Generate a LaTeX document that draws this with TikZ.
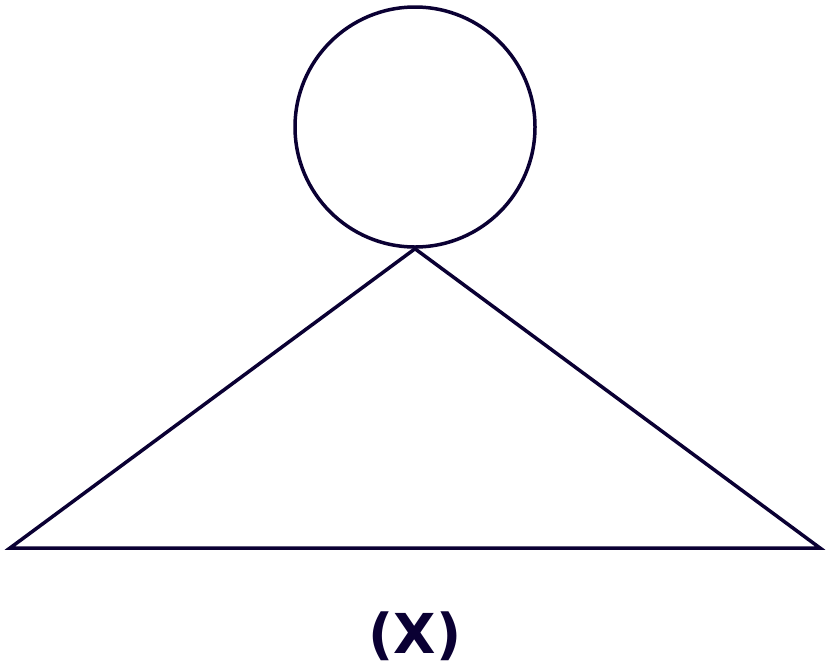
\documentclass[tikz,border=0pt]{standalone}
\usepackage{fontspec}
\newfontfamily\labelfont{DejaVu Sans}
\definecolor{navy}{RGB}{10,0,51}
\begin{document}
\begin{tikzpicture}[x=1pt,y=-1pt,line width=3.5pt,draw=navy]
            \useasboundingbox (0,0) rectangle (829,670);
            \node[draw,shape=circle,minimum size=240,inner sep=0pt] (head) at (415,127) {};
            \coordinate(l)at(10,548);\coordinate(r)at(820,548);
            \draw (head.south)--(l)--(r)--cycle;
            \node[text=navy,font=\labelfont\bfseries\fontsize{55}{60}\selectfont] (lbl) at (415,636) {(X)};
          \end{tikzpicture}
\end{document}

■ **Goal of the exercise**:
Reproduce the whole listing word for word, setting aside any pictures.

■ **Exercise solution**:
Generate a LaTeX document that draws this with TikZ.
\documentclass[tikz,border=0pt]{standalone}
\usepackage{fontspec}
\newfontfamily\labelfont{DejaVu Sans}
\definecolor{navy}{RGB}{10,0,51}
\begin{document}
\begin{tikzpicture}[x=1pt,y=-1pt,line width=3.5pt,draw=navy]
            \useasboundingbox (0,0) rectangle (829,670);
            \node[draw,shape=circle,minimum size=240,inner sep=0pt] (head) at (415,127) {};
            \coordinate(l)at(10,548);\coordinate(r)at(820,548);
            \draw (head.south)--(l)--(r)--cycle;
            \node[text=navy,font=\labelfont\bfseries\fontsize{55}{60}\selectfont] (lbl) at (415,636) {(X)};
          \end{tikzpicture}
\end{document}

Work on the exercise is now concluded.